Corn recalled that almost all of the actors were Menominee, but when there were non-Menominee characters, like the French soldiers in “Waupau,” others were invited to participate. All of the dancers and drummers in the pageants were Menominee, she said.

For Corn, being able to share her father’s pageants is like reliving history.

“I had this box from my dad, and it had all these scripts in there,” Corn said. “The original scripts, he had five of them.”

Corn noted that Winn has put in many hours to bring back the pageants, researching newspaper archives and digging up anecdotal information about how they were done in the past.

Wilber said Corn has been part of the rehearsals to make sure the stories are portrayed the same way they were almost 60 years ago.

“Every meeting, every rehearsal, she’s there,” Wilber said.

Other descendants of past pageant performers will be part of “Waupau.” Daynell Grignon learned her grandfather performed in the pageants after seeing last year’s show, and an aunt she’d never met also took part.

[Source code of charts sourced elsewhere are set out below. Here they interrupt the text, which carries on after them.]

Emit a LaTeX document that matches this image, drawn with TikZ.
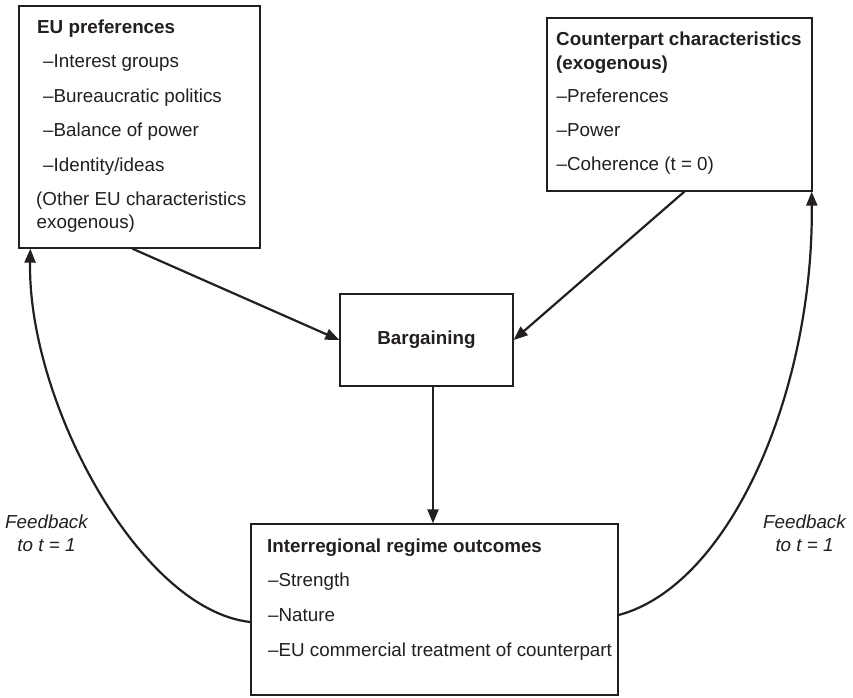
\documentclass[tikz,border=0pt]{standalone}
\usepackage{fontspec}
\setmainfont{Liberation Sans}
\usetikzlibrary{arrows.meta}
\definecolor{ink}{RGB}{35,31,32}
\tikzset{
  box/.style={draw=ink, line width=1.3pt, rectangle, inner sep=0pt},
  txt/.style={inner sep=0pt, text=ink, font=\fontsize{18.8}{23}\selectfont, anchor=base west},
  conn/.style={draw=ink, line width=2.2pt, -{Triangle[length=14pt,width=11pt]}},
}
\begin{document}
\begin{tikzpicture}[x=1pt,y=-1pt]
\useasboundingbox[fill=white] (0,0) rectangle (853,697);

% boxes
\node[box, minimum width=241pt, minimum height=242pt] (eu) at (139.5,127) {};
\node[box, minimum width=265pt, minimum height=173pt] (cp) at (679.5,104.5) {};
\node[box, minimum width=173pt, minimum height=92pt, font=\fontsize{18.8}{23}\selectfont\bfseries, text=ink] (barg) at (426.5,340) {Bargaining};
\node[box, minimum width=367pt, minimum height=171pt] (outc) at (434.5,609.5) {};

% EU preferences text
\node[txt] (eu0) at (37,33) {\bfseries EU preferences};
\node[txt] (eu1) at (43,67.5) {–Interest groups};
\node[txt] (eu2) at (43,102) {–Bureaucratic politics};
\node[txt] (eu3) at (43,136.5) {–Balance of power};
\node[txt] (eu4) at (43,171) {–Identity/ideas};
\node[txt] (eu5) at (36,205.5) {(Other EU characteristics};
\node[txt] (eu6) at (36.5,228.5) {exogenous)};

% Counterpart text
\node[txt] (cp0) at (556,45) {\bfseries Counterpart characteristics};
\node[txt] (cp1) at (556,69) {\bfseries (exogenous)};
\node[txt] (cp2) at (556.5,102) {–Preferences};
\node[txt] (cp3) at (556.5,136) {–Power};
\node[txt] (cp4) at (556.5,170) {–Coherence (t = 0)};

% Outcomes text
\node[txt] (oc0) at (267,552) {\bfseries Interregional regime outcomes};
\node[txt] (oc1) at (268,586) {–Strength};
\node[txt] (oc2) at (268,621) {–Nature};
\node[txt] (oc3) at (268,656) {–EU commercial treatment of counterpart};

% Feedback labels
\node[txt, anchor=base, font=\fontsize{18.8}{23}\selectfont\itshape] (fbl1) at (46.5,528) {Feedback};
\node[txt, anchor=base, font=\fontsize{18.8}{23}\selectfont\itshape] (fbl2) at (46.5,551) {to t = 1};
\node[txt, anchor=base, font=\fontsize{18.8}{23}\selectfont\itshape] (fbr1) at (804.5,528) {Feedback};
\node[txt, anchor=base, font=\fontsize{18.8}{23}\selectfont\itshape] (fbr2) at (804.5,551) {to t = 1};

% connectors
\draw[conn] ([xshift=114pt]eu.south west) -- (barg.west);
\draw[conn] ([xshift=138pt]cp.south west) -- (barg.east);
\draw[conn] ([xshift=6.5pt]barg.south) coordinate (bs) -- (bs |- outc.north);

% feedback curves
\draw[conn] ([yshift=-12.5pt]outc.west) .. controls +(-111,-12) and +(-3,152) .. ([xshift=12pt]eu.south west);
\draw[conn] ([yshift=-5.5pt]outc.east) .. controls +(112,-30) and +(2,199) .. ([xshift=-1pt]cp.south east);
\end{tikzpicture}
\end{document}
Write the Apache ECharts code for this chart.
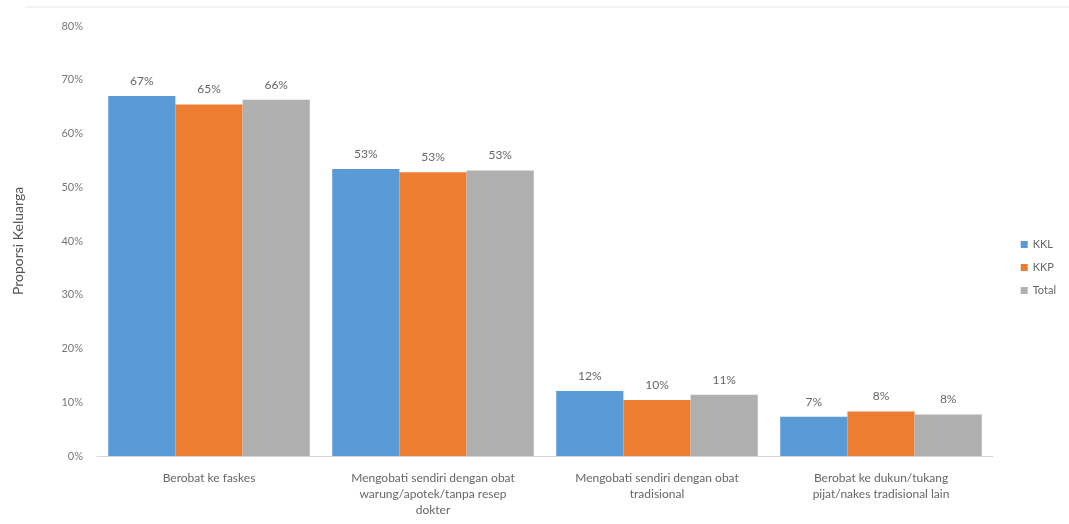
<!DOCTYPE html>
<html>
<head>
<meta charset="utf-8">
<script src="https://cdn.jsdelivr.net/npm/echarts@6/dist/echarts.min.js"></script>
<style>html,body{margin:0;padding:0;background:#fff;}#c{width:1069px;height:524px;}</style>
</head>
<body>
<div id="c"></div>
<script>
const categories = [
  "Berobat ke faskes",
  "Mengobati sendiri dengan obat\nwarung/apotek/tanpa resep\ndokter",
  "Mengobati sendiri dengan obat\ntradisional",
  "Berobat ke dukun/tukang\npijat/nakes tradisional lain"
];
const seriesNames = ["KKL", "KKP", "Total"];
const kkl = [67.0, 53.4, 12.1, 7.3];
const kkp = [65.4, 52.8, 10.4, 8.3];
const total = [66.3, 53.1, 11.4, 7.7];
const colors = ["#5B9BD5", "#ED7D31", "#B0B0B0"];
const FONT = "Lato";

const chart = echarts.init(document.getElementById('c'));
const mk = (name, data, color) => ({
  name, type: 'bar', data,
  itemStyle: { color },
  barGap: '0%', barCategoryGap: '10%',
  label: { show: true, position: 'top', distance: 9, color: '#666', fontSize: 12, fontFamily: FONT,
    formatter: p => Math.round(p.value) + '%' }
});
chart.setOption({
  backgroundColor: '#fff',
  animation: false,
  textStyle: { fontFamily: FONT },
  grid: { left: 97, right: 76, top: 26, bottom: 68 },
  legend: {
    orient: 'vertical', right: 8, top: 234, itemWidth: 7, itemHeight: 7, itemGap: 12,
    icon: 'rect', textStyle: { color: '#666', fontSize: 11, fontFamily: FONT },
    data: seriesNames
  },
  xAxis: {
    type: 'category', data: categories,
    axisLine: { show: true, lineStyle: { color: '#d9d9d9' } },
    axisTick: { show: false },
    axisLabel: { color: '#666', fontSize: 12, fontFamily: FONT, lineHeight: 16, margin: 14, interval: 0 }
  },
  yAxis: {
    type: 'value', min: 0, max: 80, interval: 10,
    name: 'Proporsi Keluarga', nameLocation: 'middle', nameGap: 72, nameRotate: 90,
    nameTextStyle: { color: '#555', fontSize: 14, fontFamily: FONT },
    axisLine: { show: false }, axisTick: { show: false },
    splitLine: { show: false },
    axisLabel: { color: '#777', fontSize: 11, fontFamily: FONT, margin: 14, formatter: v => v + '%' }
  },
  graphic: [{ type: 'line', shape: { x1: 25, y1: 7, x2: 1069, y2: 7 }, style: { stroke: '#e6e6e6', lineWidth: 1 } }],
  series: [mk(seriesNames[0], kkl, colors[0]), mk(seriesNames[1], kkp, colors[1]), mk(seriesNames[2], total, colors[2])]
});
</script>
</body>
</html>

“Then Ryan talked me into helping out,” Grignon said. “I feel kind of nervous to do this, but I’m also proud to be asked to do this. I think it’s pretty cool to keep this going in the family.”

Winn said that the pageants keep increasing in attendance, with 1,000 coming to last year’s performance of “The Legend of Spirit Rock,” also written by Frechette Sr.

“There’s just an excitement in the air,” Winn said.

The excitement is not just limited to the Menominee. Adam Schulz, who lives on the Stockbridge-Munsee reservation, sees members of his tribe also looking forward to this year’s pageant.

“Some of the elders have been invited to the Woodland Bowl to see this,” Schulz said. “I see more (CMN) students are talking about it on campus this year.”

Schulz hope the tribe’s youth come out to see “Waupau” and learn more about their rich history.

“They’re going to be the ones to sustain this reservation and our way of life, so it’s awesome to see the youth come out,” “They’re seeing that, as natives, we had our own plays, and they can relate to it.”